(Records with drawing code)
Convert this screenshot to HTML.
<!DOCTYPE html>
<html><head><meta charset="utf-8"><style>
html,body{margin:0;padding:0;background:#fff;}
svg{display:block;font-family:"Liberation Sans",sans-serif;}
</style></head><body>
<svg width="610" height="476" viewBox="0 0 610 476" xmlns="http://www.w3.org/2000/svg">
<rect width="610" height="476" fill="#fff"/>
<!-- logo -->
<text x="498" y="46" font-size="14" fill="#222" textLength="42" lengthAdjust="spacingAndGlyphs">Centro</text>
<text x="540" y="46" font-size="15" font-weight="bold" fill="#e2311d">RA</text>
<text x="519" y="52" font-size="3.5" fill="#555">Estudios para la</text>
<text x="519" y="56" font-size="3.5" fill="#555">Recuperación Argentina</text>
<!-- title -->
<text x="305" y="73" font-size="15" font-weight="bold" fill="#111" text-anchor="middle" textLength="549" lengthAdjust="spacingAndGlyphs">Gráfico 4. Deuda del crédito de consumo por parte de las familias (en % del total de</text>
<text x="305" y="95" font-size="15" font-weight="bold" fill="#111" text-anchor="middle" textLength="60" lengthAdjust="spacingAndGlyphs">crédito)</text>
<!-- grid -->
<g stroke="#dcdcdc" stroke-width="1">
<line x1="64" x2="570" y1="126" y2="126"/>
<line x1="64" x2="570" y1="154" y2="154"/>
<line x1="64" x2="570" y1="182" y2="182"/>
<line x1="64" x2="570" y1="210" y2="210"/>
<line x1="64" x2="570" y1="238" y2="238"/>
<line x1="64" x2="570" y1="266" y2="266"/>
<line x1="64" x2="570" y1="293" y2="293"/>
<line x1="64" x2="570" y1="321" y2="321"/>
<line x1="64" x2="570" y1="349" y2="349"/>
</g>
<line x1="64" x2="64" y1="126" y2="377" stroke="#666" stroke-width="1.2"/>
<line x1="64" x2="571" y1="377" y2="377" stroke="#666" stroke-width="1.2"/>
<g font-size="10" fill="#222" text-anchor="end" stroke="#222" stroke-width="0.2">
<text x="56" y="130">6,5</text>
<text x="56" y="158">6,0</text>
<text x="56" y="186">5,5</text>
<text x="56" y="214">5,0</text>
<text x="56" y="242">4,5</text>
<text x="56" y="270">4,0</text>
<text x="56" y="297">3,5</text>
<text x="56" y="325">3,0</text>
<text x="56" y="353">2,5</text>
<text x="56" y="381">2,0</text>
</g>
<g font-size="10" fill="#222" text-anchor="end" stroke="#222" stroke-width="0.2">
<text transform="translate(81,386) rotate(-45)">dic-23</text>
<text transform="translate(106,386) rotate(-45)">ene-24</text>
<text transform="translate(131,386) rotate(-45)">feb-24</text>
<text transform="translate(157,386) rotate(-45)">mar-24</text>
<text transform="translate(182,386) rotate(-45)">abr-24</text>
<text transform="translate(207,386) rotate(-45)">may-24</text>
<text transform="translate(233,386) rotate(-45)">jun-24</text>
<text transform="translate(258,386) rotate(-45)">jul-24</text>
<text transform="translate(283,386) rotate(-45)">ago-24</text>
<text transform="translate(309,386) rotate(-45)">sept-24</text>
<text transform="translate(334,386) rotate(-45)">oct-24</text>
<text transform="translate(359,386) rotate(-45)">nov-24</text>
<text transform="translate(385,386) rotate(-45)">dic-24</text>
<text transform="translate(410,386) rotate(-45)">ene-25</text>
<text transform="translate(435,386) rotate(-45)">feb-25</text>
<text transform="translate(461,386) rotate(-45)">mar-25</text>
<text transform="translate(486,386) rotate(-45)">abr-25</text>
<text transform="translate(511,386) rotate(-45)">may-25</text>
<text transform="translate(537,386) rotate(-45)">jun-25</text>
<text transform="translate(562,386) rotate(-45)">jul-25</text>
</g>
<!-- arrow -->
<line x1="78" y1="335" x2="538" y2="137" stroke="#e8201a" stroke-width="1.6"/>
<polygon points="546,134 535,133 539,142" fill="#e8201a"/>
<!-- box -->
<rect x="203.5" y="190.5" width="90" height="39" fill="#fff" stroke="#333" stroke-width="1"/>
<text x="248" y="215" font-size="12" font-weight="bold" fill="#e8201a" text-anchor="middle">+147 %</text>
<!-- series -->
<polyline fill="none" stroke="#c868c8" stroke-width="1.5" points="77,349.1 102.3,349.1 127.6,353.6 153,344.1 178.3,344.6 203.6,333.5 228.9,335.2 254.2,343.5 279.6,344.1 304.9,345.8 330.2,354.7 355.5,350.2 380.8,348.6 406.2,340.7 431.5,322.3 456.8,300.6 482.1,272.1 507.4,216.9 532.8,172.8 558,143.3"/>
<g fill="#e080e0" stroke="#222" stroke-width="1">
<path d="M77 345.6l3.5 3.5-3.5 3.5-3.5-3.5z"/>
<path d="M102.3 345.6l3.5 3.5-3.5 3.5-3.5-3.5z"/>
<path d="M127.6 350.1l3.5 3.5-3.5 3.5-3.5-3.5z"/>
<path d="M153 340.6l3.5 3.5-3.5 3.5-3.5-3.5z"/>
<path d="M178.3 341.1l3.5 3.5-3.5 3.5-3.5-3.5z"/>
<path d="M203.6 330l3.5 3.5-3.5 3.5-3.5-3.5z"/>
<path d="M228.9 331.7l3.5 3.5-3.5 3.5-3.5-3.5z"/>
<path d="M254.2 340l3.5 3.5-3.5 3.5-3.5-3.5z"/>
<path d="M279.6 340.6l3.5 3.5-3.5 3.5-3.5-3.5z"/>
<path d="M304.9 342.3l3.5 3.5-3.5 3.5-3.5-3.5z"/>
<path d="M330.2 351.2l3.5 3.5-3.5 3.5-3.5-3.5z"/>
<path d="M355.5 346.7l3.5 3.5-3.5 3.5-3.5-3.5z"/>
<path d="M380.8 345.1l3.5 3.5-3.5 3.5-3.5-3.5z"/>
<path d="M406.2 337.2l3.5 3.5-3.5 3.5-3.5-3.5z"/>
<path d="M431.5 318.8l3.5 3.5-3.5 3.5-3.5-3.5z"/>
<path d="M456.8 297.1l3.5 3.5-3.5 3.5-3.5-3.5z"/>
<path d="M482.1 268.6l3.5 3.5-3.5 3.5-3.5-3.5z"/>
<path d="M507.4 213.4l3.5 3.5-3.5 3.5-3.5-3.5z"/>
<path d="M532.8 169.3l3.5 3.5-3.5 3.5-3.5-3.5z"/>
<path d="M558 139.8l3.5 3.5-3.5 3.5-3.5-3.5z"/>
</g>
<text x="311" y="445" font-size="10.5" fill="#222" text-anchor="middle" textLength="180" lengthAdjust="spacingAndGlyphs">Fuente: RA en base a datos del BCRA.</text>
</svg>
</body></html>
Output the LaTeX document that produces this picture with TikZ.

• _WORK TO BE COMPLETED_:
Transcribe the material exactly as it reads.

• _EXERCISE OUTPUT_:
Convert this screenshot to HTML.
<!DOCTYPE html>
<html><head><meta charset="utf-8"><style>
html,body{margin:0;padding:0;background:#fff;}
svg{display:block;font-family:"Liberation Sans",sans-serif;}
</style></head><body>
<svg width="610" height="476" viewBox="0 0 610 476" xmlns="http://www.w3.org/2000/svg">
<rect width="610" height="476" fill="#fff"/>
<!-- logo -->
<text x="498" y="46" font-size="14" fill="#222" textLength="42" lengthAdjust="spacingAndGlyphs">Centro</text>
<text x="540" y="46" font-size="15" font-weight="bold" fill="#e2311d">RA</text>
<text x="519" y="52" font-size="3.5" fill="#555">Estudios para la</text>
<text x="519" y="56" font-size="3.5" fill="#555">Recuperación Argentina</text>
<!-- title -->
<text x="305" y="73" font-size="15" font-weight="bold" fill="#111" text-anchor="middle" textLength="549" lengthAdjust="spacingAndGlyphs">Gráfico 4. Deuda del crédito de consumo por parte de las familias (en % del total de</text>
<text x="305" y="95" font-size="15" font-weight="bold" fill="#111" text-anchor="middle" textLength="60" lengthAdjust="spacingAndGlyphs">crédito)</text>
<!-- grid -->
<g stroke="#dcdcdc" stroke-width="1">
<line x1="64" x2="570" y1="126" y2="126"/>
<line x1="64" x2="570" y1="154" y2="154"/>
<line x1="64" x2="570" y1="182" y2="182"/>
<line x1="64" x2="570" y1="210" y2="210"/>
<line x1="64" x2="570" y1="238" y2="238"/>
<line x1="64" x2="570" y1="266" y2="266"/>
<line x1="64" x2="570" y1="293" y2="293"/>
<line x1="64" x2="570" y1="321" y2="321"/>
<line x1="64" x2="570" y1="349" y2="349"/>
</g>
<line x1="64" x2="64" y1="126" y2="377" stroke="#666" stroke-width="1.2"/>
<line x1="64" x2="571" y1="377" y2="377" stroke="#666" stroke-width="1.2"/>
<g font-size="10" fill="#222" text-anchor="end" stroke="#222" stroke-width="0.2">
<text x="56" y="130">6,5</text>
<text x="56" y="158">6,0</text>
<text x="56" y="186">5,5</text>
<text x="56" y="214">5,0</text>
<text x="56" y="242">4,5</text>
<text x="56" y="270">4,0</text>
<text x="56" y="297">3,5</text>
<text x="56" y="325">3,0</text>
<text x="56" y="353">2,5</text>
<text x="56" y="381">2,0</text>
</g>
<g font-size="10" fill="#222" text-anchor="end" stroke="#222" stroke-width="0.2">
<text transform="translate(81,386) rotate(-45)">dic-23</text>
<text transform="translate(106,386) rotate(-45)">ene-24</text>
<text transform="translate(131,386) rotate(-45)">feb-24</text>
<text transform="translate(157,386) rotate(-45)">mar-24</text>
<text transform="translate(182,386) rotate(-45)">abr-24</text>
<text transform="translate(207,386) rotate(-45)">may-24</text>
<text transform="translate(233,386) rotate(-45)">jun-24</text>
<text transform="translate(258,386) rotate(-45)">jul-24</text>
<text transform="translate(283,386) rotate(-45)">ago-24</text>
<text transform="translate(309,386) rotate(-45)">sept-24</text>
<text transform="translate(334,386) rotate(-45)">oct-24</text>
<text transform="translate(359,386) rotate(-45)">nov-24</text>
<text transform="translate(385,386) rotate(-45)">dic-24</text>
<text transform="translate(410,386) rotate(-45)">ene-25</text>
<text transform="translate(435,386) rotate(-45)">feb-25</text>
<text transform="translate(461,386) rotate(-45)">mar-25</text>
<text transform="translate(486,386) rotate(-45)">abr-25</text>
<text transform="translate(511,386) rotate(-45)">may-25</text>
<text transform="translate(537,386) rotate(-45)">jun-25</text>
<text transform="translate(562,386) rotate(-45)">jul-25</text>
</g>
<!-- arrow -->
<line x1="78" y1="335" x2="538" y2="137" stroke="#e8201a" stroke-width="1.6"/>
<polygon points="546,134 535,133 539,142" fill="#e8201a"/>
<!-- box -->
<rect x="203.5" y="190.5" width="90" height="39" fill="#fff" stroke="#333" stroke-width="1"/>
<text x="248" y="215" font-size="12" font-weight="bold" fill="#e8201a" text-anchor="middle">+147 %</text>
<!-- series -->
<polyline fill="none" stroke="#c868c8" stroke-width="1.5" points="77,349.1 102.3,349.1 127.6,353.6 153,344.1 178.3,344.6 203.6,333.5 228.9,335.2 254.2,343.5 279.6,344.1 304.9,345.8 330.2,354.7 355.5,350.2 380.8,348.6 406.2,340.7 431.5,322.3 456.8,300.6 482.1,272.1 507.4,216.9 532.8,172.8 558,143.3"/>
<g fill="#e080e0" stroke="#222" stroke-width="1">
<path d="M77 345.6l3.5 3.5-3.5 3.5-3.5-3.5z"/>
<path d="M102.3 345.6l3.5 3.5-3.5 3.5-3.5-3.5z"/>
<path d="M127.6 350.1l3.5 3.5-3.5 3.5-3.5-3.5z"/>
<path d="M153 340.6l3.5 3.5-3.5 3.5-3.5-3.5z"/>
<path d="M178.3 341.1l3.5 3.5-3.5 3.5-3.5-3.5z"/>
<path d="M203.6 330l3.5 3.5-3.5 3.5-3.5-3.5z"/>
<path d="M228.9 331.7l3.5 3.5-3.5 3.5-3.5-3.5z"/>
<path d="M254.2 340l3.5 3.5-3.5 3.5-3.5-3.5z"/>
<path d="M279.6 340.6l3.5 3.5-3.5 3.5-3.5-3.5z"/>
<path d="M304.9 342.3l3.5 3.5-3.5 3.5-3.5-3.5z"/>
<path d="M330.2 351.2l3.5 3.5-3.5 3.5-3.5-3.5z"/>
<path d="M355.5 346.7l3.5 3.5-3.5 3.5-3.5-3.5z"/>
<path d="M380.8 345.1l3.5 3.5-3.5 3.5-3.5-3.5z"/>
<path d="M406.2 337.2l3.5 3.5-3.5 3.5-3.5-3.5z"/>
<path d="M431.5 318.8l3.5 3.5-3.5 3.5-3.5-3.5z"/>
<path d="M456.8 297.1l3.5 3.5-3.5 3.5-3.5-3.5z"/>
<path d="M482.1 268.6l3.5 3.5-3.5 3.5-3.5-3.5z"/>
<path d="M507.4 213.4l3.5 3.5-3.5 3.5-3.5-3.5z"/>
<path d="M532.8 169.3l3.5 3.5-3.5 3.5-3.5-3.5z"/>
<path d="M558 139.8l3.5 3.5-3.5 3.5-3.5-3.5z"/>
</g>
<text x="311" y="445" font-size="10.5" fill="#222" text-anchor="middle" textLength="180" lengthAdjust="spacingAndGlyphs">Fuente: RA en base a datos del BCRA.</text>
</svg>
</body></html>
Output the LaTeX document that produces this picture with TikZ.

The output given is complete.